# Insurance



## Emspilot (Apr 17, 2002)

Hey guys, any of you insure your bikes beyond the normal homeowners or rental insurance on your residence?

Is there an insurance that covers damage while riding? A few years ago I hit a dog and messed up my fork, wheel and frame. The owner would not notify her insurance (homeowners), that's in the midst of a lawsuit still...but I digress....for that I ate the replacement cost of the frame, fork and wheel. In another thread you can see my new 555 and I was wondering if there are ways to protect the investment.

Thanks....


----------



## Dumbod (Dec 31, 2004)

Your bike may or may not be covered by your homeowners/renters insurance.

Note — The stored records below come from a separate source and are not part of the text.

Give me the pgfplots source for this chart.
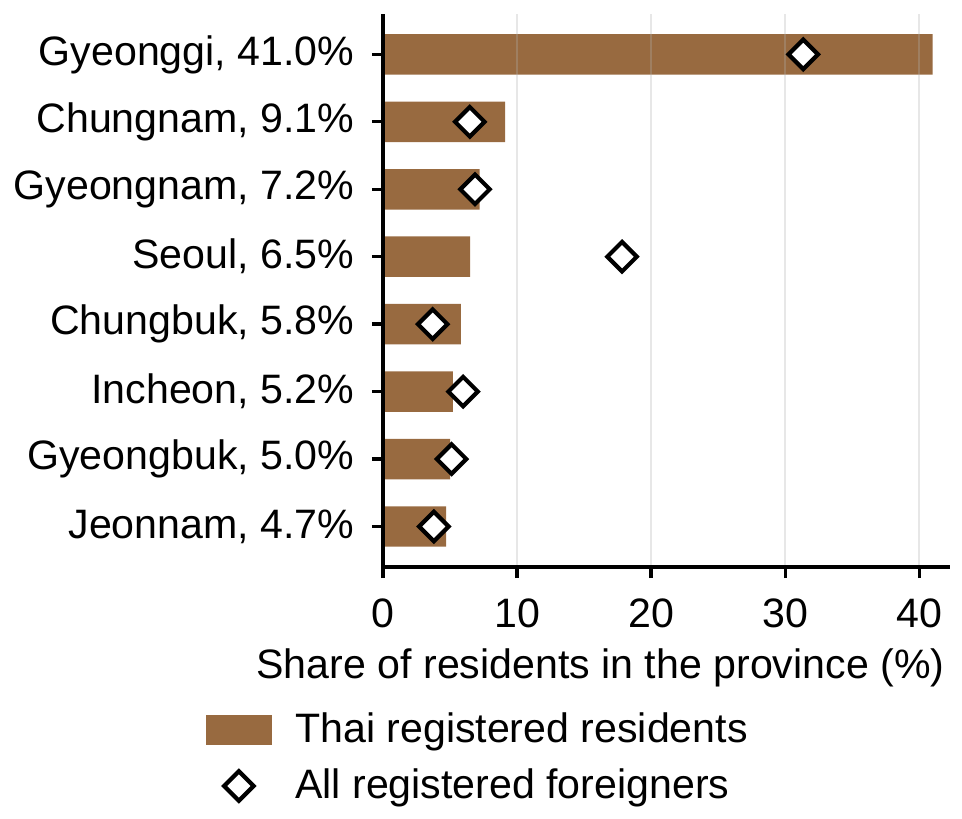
\documentclass[border=0pt]{standalone}
\usepackage{pgfplots}
\pgfplotsset{compat=1.18}
\usepackage{fontspec}
\setmainfont{Liberation Sans}
\definecolor{thaibrown}{RGB}{152,106,64}
\definecolor{gridgray}{RGB}{176,176,176}
\newcommand{\lbl}{\fontsize{14.8}{17.8}\selectfont}
\pgfplotsset{
  marklegend/.style={legend image code/.code={\draw[mark repeat=2, mark phase=2, ##1]
    plot coordinates {(0pt,0pt) (12pt,0pt) (24pt,0pt)};}},
}

\begin{document}
\begin{tikzpicture}
\begin{axis}[
  at={(0,0)}, anchor=south west,
  scale only axis,
  width=204.1pt, height=199.1pt,
  xmin=0, xmax=42.3,
  ymin=-0.6, ymax=7.6,
  axis lines=left,
  axis line style={-, line width=1.2pt},
  tick style={line width=1.2pt, black},
  major tick length=4pt,
  tick align=outside,
  axis on top,
  xtick={0,10,20,30,40},
  ytick={0,1,2,3,4,5,6,7},
  yticklabels={{Jeonnam, 4.7\%},{Gyeongbuk, 5.0\%},{Incheon, 5.2\%},{Chungbuk, 5.8\%},
               {Seoul, 6.5\%},{Gyeongnam, 7.2\%},{Chungnam, 9.1\%},{Gyeonggi, 41.0\%}},
  xmajorgrids,
  grid style={color=gridgray, opacity=0.3, line width=0.55pt},
  /pgf/number format/assume math mode=true,
  ticklabel style={font=\lbl, inner sep=0pt},
  yticklabel style={anchor=east, xshift=-6.2pt},
  xticklabel style={anchor=north, yshift=-7.3pt},
  xlabel={Share of residents in the province (\%)},
  xlabel style={font=\lbl, inner sep=0pt, anchor=base east,
                at={(axis description cs:0.991,0)}, yshift=-40pt},
  legend style={font=\lbl, draw=none, fill=none, inner sep=0pt,
                at={(axis description cs:-0.3141,-0.2622)}, anchor=north west,
                column sep=8.3pt, row sep=8.1pt,
                nodes={inner sep=0pt}},
  legend cell align=left,
]
\addplot[xbar, bar width=0.6, fill=thaibrown, draw=none,
  legend image code/.code={\fill[thaibrown] (0pt,-5.4pt) rectangle (24pt,5.4pt);}]
  coordinates {(41.0,7) (9.1,6) (7.2,5) (6.5,4) (5.8,3) (5.2,2) (5.0,1) (4.7,0)};
\addplot[only marks, mark=square*, mark size=3.75pt,
  mark options={fill=white, draw=black, line width=1.5pt, rotate=45},
  marklegend]
  coordinates {(31.35,7) (6.47,6) (6.86,5) (17.83,4) (3.70,3) (5.97,2) (5.11,1) (3.79,0)};
\legend{Thai registered residents, All registered foreigners}
\end{axis}
\pgfresetboundingbox
\path[use as bounding box] (-137.9pt,-90.7pt) rectangle (208.4pt,204.1pt);
\end{tikzpicture}
\end{document}
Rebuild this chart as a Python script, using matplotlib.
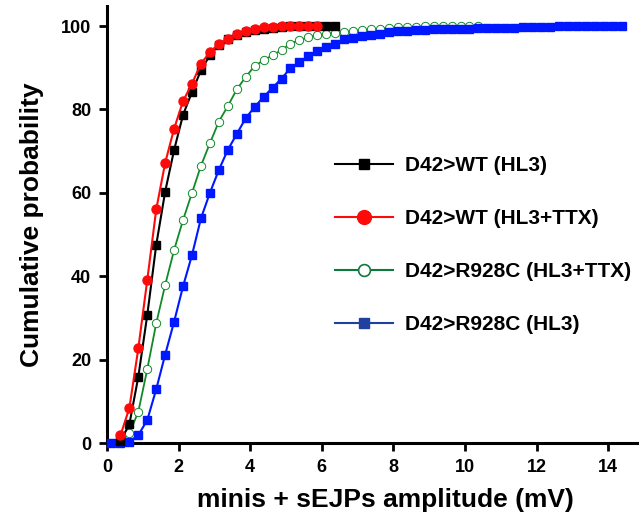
import numpy as np
import matplotlib
matplotlib.use("Agg")
from matplotlib import pyplot as plt
from matplotlib.lines import Line2D

# bin centres (mV) shared by all cumulative curves, 0.25 mV bins
bins = np.arange(0.125, 14.5, 0.25)

# cumulative probability (%) per bin
wt_hl3 = [None, 0.5, 4.5, 15.9, 30.7, 47.5, 60.3, 70.3, 78.7, 84.2, 89.4, 93.0,
          95.5, 96.8, 97.9, 98.6, 99.1, 99.4, 99.6, 99.8, 99.9, 99.9, 100.0,
          100.0, 100.0, 100.0]
wt_ttx = [None, 1.8, 8.4, 22.7, 39.1, 56.0, 67.2, 75.4, 82.0, 86.2, 91.0, 93.7,
          95.8, 96.8, 98.0, 98.9, 99.3, 99.7, 99.8, 99.9, 100.0, 100.0, 100.0,
          100.0]
r928c_ttx = [None, 0.3, 2.3, 7.5, 17.7, 28.7, 37.9, 46.3, 53.5, 60.0, 66.5, 71.9,
             77.1, 80.8, 84.8, 87.8, 90.4, 91.8, 93.0, 94.2, 95.8, 96.6, 97.3,
             97.8, 98.1, 98.4, 98.6, 98.8, 99.0, 99.2, 99.4, 99.6, 99.7, 99.8,
             99.8, 99.9, 99.9, 99.9, 100.0, 100.0, 100.0, 100.0]
r928c_hl3 = [0.0, 0.0, 0.3, 1.9, 5.5, 12.9, 21.2, 29.1, 37.6, 45.1, 53.9, 60.0,
             65.5, 70.3, 74.1, 77.9, 80.6, 83.0, 85.2, 87.4, 89.9, 91.3, 92.8,
             94.1, 95.0, 95.8, 96.8, 97.2, 97.6, 97.8, 98.2, 98.5, 98.7, 98.9,
             99.0, 99.0, 99.2, 99.3, 99.3, 99.4, 99.4, 99.5, 99.5, 99.5, 99.6,
             99.6, 99.8, 99.8, 99.8, 99.8, 99.9, 99.9, 99.9, 99.9, 99.9, 99.9,
             99.9, 99.9]

labels = ["D42>WT (HL3)", "D42>WT (HL3+TTX)", "D42>R928C (HL3+TTX)", "D42>R928C (HL3)"]
x_ticks = [0, 2, 4, 6, 8, 10, 12, 14]
y_ticks = [0, 20, 40, 60, 80, 100]

plt.rcParams["font.family"] = ["Liberation Sans", "DejaVu Sans"]
plt.rcParams["font.weight"] = "bold"


def series(vals):
    v = np.array(vals, dtype=float)
    return bins[:len(v)], v


fig = plt.figure(figsize=(6.39, 5.18), dpi=100)
ax = fig.add_axes([107 / 639, 75 / 518, 532 / 639, 437 / 518])

GREEN = "#108a28"
BLUE = "#0018ff"
RED = "#ff0a0a"

ax.plot(*series(r928c_ttx), color=GREEN, lw=1.3, marker="o", ms=6,
        mfc="white", mec=GREEN, mew=0.7, clip_on=False, zorder=3)
ax.plot(*series(r928c_hl3), color=BLUE, lw=1.5, marker="s", ms=5.5,
        mfc=BLUE, mec=BLUE, clip_on=False, zorder=4)
ax.plot(*series(wt_hl3), color="black", lw=1.5, marker="s", ms=5.2,
        clip_on=False, zorder=5)
ax.plot(*series(wt_ttx), color=RED, lw=1.5, marker="o", ms=6.5,
        mfc=RED, mec=RED, clip_on=False, zorder=6)

ax.set_xlim(0, 14.86)
ax.set_ylim(0, 104.8)
ax.set_xticks(x_ticks)
ax.set_yticks(y_ticks)
ax.spines[["right", "top"]].set_visible(False)
for s in ("left", "bottom"):
    ax.spines[s].set_linewidth(2.2)
ax.tick_params(direction="out", length=5.5, width=2.0, labelsize=13, pad=6)
for lab in ax.get_xticklabels() + ax.get_yticklabels():
    lab.set_fontweight("bold")

ax.set_xlabel("minis + sEJPs amplitude (mV)", fontsize=19, fontweight="bold")
ax.xaxis.set_label_coords(0.524, -0.102)
ax.set_ylabel("Cumulative probability", fontsize=19, fontweight="bold", labelpad=12)

handles = [
    Line2D([], [], color="black", lw=1.5, marker="s", ms=7),
    Line2D([], [], color=RED, lw=1.5, marker="o", ms=10),
    Line2D([], [], color="#0b7a3c", lw=1.5, marker="o", ms=8.5, mfc="white", mew=1.2),
    Line2D([], [], color="#2040a0", lw=1.5, marker="s", ms=7, mfc="#2040a0"),
]
ax.legend(handles, labels, loc="upper left", bbox_to_anchor=(335 / 639, 1 - 156 / 518),
          bbox_transform=fig.transFigure, frameon=False, borderpad=0, borderaxespad=0,
          handlelength=2.8, handletextpad=0.55, labelspacing=1.63,
          prop={"weight": "bold", "size": 15})

fig.savefig("out.png", dpi=100)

Extra insurance for your bike, IMO, is like buying a service contract on a TV. On average, insurance companies pay out 60% of the premiums they collect in claims. That means they, actuarially, they expect you to pay $10 in premiums for every $6 you collect in claims. That ratio makes sense for very large ticket items like your house but not for luxury goods like an expensive bike. You might as well take the premiums and go to Vegas. The returns are better and the drinks are free.


----------



## Emspilot (Apr 17, 2002)

I've already spoken with the insurance company. I am covered for all theft and/or loss in the home. Just not out on the road. 
I'm happy with that and accept it. I just was wondering if anyone else out there insured there's beyond that.
After eating $2000 because of a loose dog, I figured it was a decent topic of conversation.


----------